Check each line of the records below for the word "this" and copy those where it appears.

-- SUPPLIED RECORDS start --

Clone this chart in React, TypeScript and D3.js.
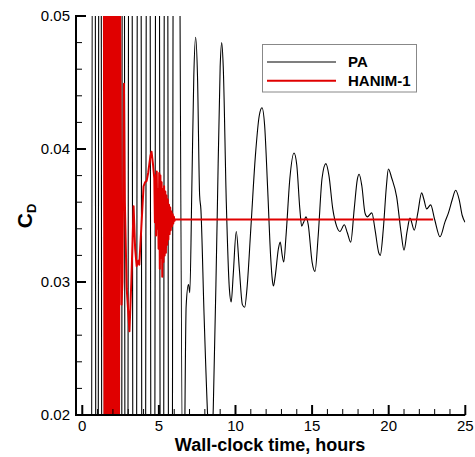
import React from "react";
import * as d3 from "d3";

// PA series (hours, C_D)
const paTime = [
  0.55, 0.77, 0.96, 1.155, 1.35, 1.545, 1.74, 1.94, 2.135, 2.33, 2.51, 2.67, 2.865, 3.135, 3.42, 3.715, 4.01, 4.3, 4.605, 4.91, 5.21, 5.455, 5.75, 6.06,
  6.6, 6.78, 6.93, 7.02, 7.15, 7.28, 7.4, 7.52, 7.66, 7.74, 7.95, 8.2, 8.37, 8.55, 8.8, 9.0, 9.1, 9.2, 9.4, 9.6, 9.72, 9.85, 10.05, 10.25, 10.45, 10.6, 10.75, 11.0, 11.3, 11.55, 11.73, 11.9, 12.1, 12.3, 12.4, 12.48, 12.6, 12.8, 12.92, 13.05, 13.15, 13.3, 13.55, 13.82,
  14.0, 14.2, 14.32, 14.45, 14.6, 14.75, 15.0, 15.19, 15.4, 15.65, 15.9,
  16.1, 16.35, 16.6, 16.82, 17.1, 17.3, 17.52, 17.75, 17.95, 18.07,
  18.25, 18.45, 18.6, 18.9, 19.1, 19.35, 19.45, 19.65, 19.85, 19.98,
  20.2, 20.52, 20.8, 21.0, 21.2, 21.39, 21.67, 21.9, 22.15, 22.3, 22.48, 22.74, 23.0, 23.35, 23.67, 23.9, 24.15, 24.37, 24.6, 24.8, 24.98,
];
const paValue = [
  -0.05, 0.12, -0.05, 0.12, -0.05, 0.12, -0.05, 0.12, -0.05, 0.12, -0.05, 0.12, -0.05, 0.12, -0.05, 0.12, -0.05, 0.12, -0.05, 0.12, -0.05, 0.12, -0.05, 0.12,
  0.01, 0.0282, 0.0298, 0.0292, 0.037, 0.0455, 0.0484, 0.0455, 0.0365, 0.0355, 0.0275, 0.0195, 0.0165, 0.0205, 0.0345, 0.0462, 0.048, 0.0462, 0.036, 0.0295, 0.0285, 0.0305, 0.0338, 0.031, 0.0283, 0.0281, 0.0295, 0.034, 0.0395, 0.0425, 0.0431, 0.0418, 0.037, 0.0318, 0.0302, 0.0297, 0.0305, 0.0325, 0.033, 0.032, 0.0315, 0.0335, 0.0378, 0.0397,
  0.0388, 0.0355, 0.0342, 0.0345, 0.0349, 0.0343, 0.0315, 0.0308, 0.0335, 0.0378, 0.0389,
  0.038, 0.0355, 0.0342, 0.0338, 0.0343, 0.0337, 0.033, 0.0355, 0.0377, 0.0381,
  0.0372, 0.0352, 0.0349, 0.0352, 0.034, 0.0322, 0.032, 0.034, 0.0372, 0.0385,
  0.0378, 0.0364, 0.0338, 0.0324, 0.0338, 0.0348, 0.0339, 0.0352, 0.0367, 0.0362, 0.0355, 0.0358, 0.0347, 0.0334, 0.0345, 0.0352, 0.0362, 0.0369, 0.0362, 0.035, 0.0345,
];

// HANIM-1 series (hours, C_D)
const hanimTime = [
  1.4, 1.46, 1.52, 1.57, 1.63, 1.69, 1.75, 1.8, 1.86, 1.92, 1.98, 2.04, 2.09, 2.15, 2.21, 2.27, 2.33, 2.39, 2.45, 2.56, 2.62, 2.72, 2.78, 2.9, 3.08, 3.2, 3.35, 3.45, 3.55, 3.65, 3.72, 3.85, 4.0, 4.1, 4.2, 4.3, 4.45, 4.52, 4.62,
  4.7, 4.74, 4.78, 4.82, 4.86, 4.9, 4.94, 4.98, 5.02, 5.06, 5.1, 5.14, 5.18, 5.22, 5.26, 5.3, 5.34, 5.38, 5.42, 5.46, 5.5, 5.54, 5.58, 5.62, 5.66, 5.7, 5.74, 5.78, 5.82, 5.86, 5.9, 5.94, 5.98, 6.02, 6.06, 22.9,
];
const hanimValue = [
  0.06, 0.012, 0.062, 0.01, 0.06, 0.012, 0.061, 0.01, 0.062, 0.011, 0.06, 0.012, 0.06, 0.01, 0.061, 0.012, 0.06, 0.015, 0.055, 0.0283, 0.03, 0.0449, 0.036, 0.0295, 0.0263, 0.03, 0.0357, 0.0325, 0.0312, 0.0316, 0.0313, 0.034, 0.0372, 0.0375, 0.0376, 0.0382, 0.0395, 0.0398, 0.0388,
  0.0378, 0.0345, 0.038, 0.0335, 0.0383, 0.034, 0.037, 0.0325, 0.0382, 0.031, 0.038, 0.0318, 0.0375, 0.0304, 0.037, 0.0315, 0.0372, 0.032, 0.0368, 0.0322, 0.0365, 0.0328, 0.0362, 0.0332, 0.0358, 0.0336, 0.0356, 0.0339, 0.0353, 0.0342, 0.0351, 0.0344, 0.0349, 0.0346, 0.0347, 0.0347,
];

const xTicks = [0, 5, 10, 15, 20, 25];
const yTicks = [0.02, 0.03, 0.04, 0.05];
const seriesNames = ["PA", "HANIM-1"];

const FONT = "'Liberation Sans', Arial, Helvetica, sans-serif";

export default function App() {
  const x = d3.scaleLinear().domain([-0.41, 25]).range([76, 465.3]);
  const y = d3.scaleLinear().domain([0.02, 0.05]).range([415, 16]);

  const pa = paTime.map((t, i) => [t, paValue[i]] as [number, number]);
  const hn = hanimTime.map((t, i) => [t, hanimValue[i]] as [number, number]);

  const linePA = d3
    .line<[number, number]>()
    .x((d) => x(d[0]))
    .y((d) => y(d[1]))
    .curve(d3.curveMonotoneX);
  const lineH = d3
    .line<[number, number]>()
    .x((d) => x(d[0]))
    .y((d) => y(d[1]));

  const xMinor = d3.range(0, 25.5, 1).filter((v) => v % 5 !== 0);
  const yMinor = d3.range(0.022, 0.0495, 0.002).filter((v) => Math.abs(v * 100 - Math.round(v * 100)) > 1e-6);

  const [x0, x1] = x.range();
  const [yb, yt] = y.range();

  return (
    <div style={{ position: "absolute", left: 0, top: 0 }}>
      <svg width={475} height={457} style={{ display: "block", background: "#fff" }}>
        <defs>
          <clipPath id="plotclip">
            <rect x={x0} y={yt} width={x1 - x0} height={yb - yt} />
          </clipPath>
        </defs>
        <g clipPath="url(#plotclip)">
          <path d={linePA(pa) || ""} fill="none" stroke="#000" strokeWidth={1.1} />
          <path d={lineH(hn) || ""} fill="none" stroke="#e00000" strokeWidth={2} strokeLinejoin="round" />
        </g>
        {/* axes */}
        <line x1={x0} x2={x0} y1={yt - 1} y2={yb} stroke="#000" strokeWidth={2} />
        <line x1={x0 - 1} x2={x1} y1={yb} y2={yb} stroke="#000" strokeWidth={2} />
        {yTicks.map((v) => (
          <g key={"yt" + v}>
            <line x1={x0} x2={x0 + 10} y1={y(v)} y2={y(v)} stroke="#000" strokeWidth={2} />
            <text x={70} y={y(v)} dy="0.35em" textAnchor="end" fontFamily={FONT} fontSize={15}>
              {v.toFixed(2)}
            </text>
          </g>
        ))}
        {yMinor.map((v) => (
          <line key={"ym" + v} x1={x0} x2={x0 + 6} y1={y(v)} y2={y(v)} stroke="#000" strokeWidth={1} />
        ))}
        {xTicks.map((v) => (
          <g key={"xt" + v}>
            <line x1={x(v)} x2={x(v)} y1={yb} y2={yb - 10} stroke="#000" strokeWidth={2} />
            <text x={x(v)} y={431} textAnchor="middle" fontFamily={FONT} fontSize={15}>
              {v}
            </text>
          </g>
        ))}
        {xMinor.map((v) => (
          <line key={"xm" + v} x1={x(v)} x2={x(v)} y1={yb} y2={yb - 6} stroke="#000" strokeWidth={1} />
        ))}
        <text x={270} y={451} textAnchor="middle" fontFamily={FONT} fontSize={18} fontWeight="bold">
          Wall-clock time, hours
        </text>
        <text transform="translate(32,216) rotate(-90)" textAnchor="middle" fontFamily={FONT} fontWeight="bold">
          <tspan fontSize={21}>C</tspan>
          <tspan fontSize={13} dy={4}>D</tspan>
        </text>
        {/* legend */}
        <rect x={262.5} y={44.5} width={154} height={47.5} fill="#fff" stroke="#888" strokeWidth={1} />
        <line x1={267} x2={336} y1={62} y2={62} stroke="#000" strokeWidth={1.1} />
        <line x1={267} x2={336} y1={80.7} y2={80.7} stroke="#e00000" strokeWidth={2} />
        <text x={348} y={67} fontFamily={FONT} fontSize={15} fontWeight="bold">
          {seriesNames[0]}
        </text>
        <text x={348} y={86} fontFamily={FONT} fontSize={15} fontWeight="bold">
          {seriesNames[1]}
        </text>
      </svg>
    </div>
  );
}
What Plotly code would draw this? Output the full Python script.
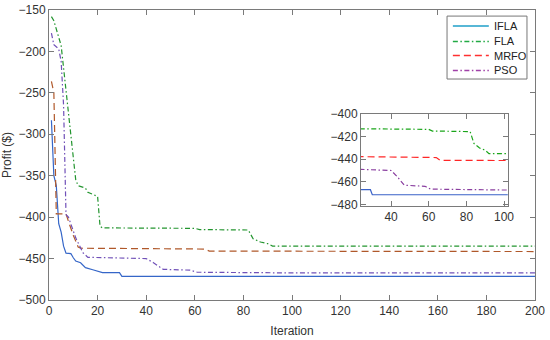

-- SUPPLIED RECORDS end --

§ **RESPONSE**:
Clone this chart in React, TypeScript and D3.js.
What Plotly code would draw this? Output the full Python script.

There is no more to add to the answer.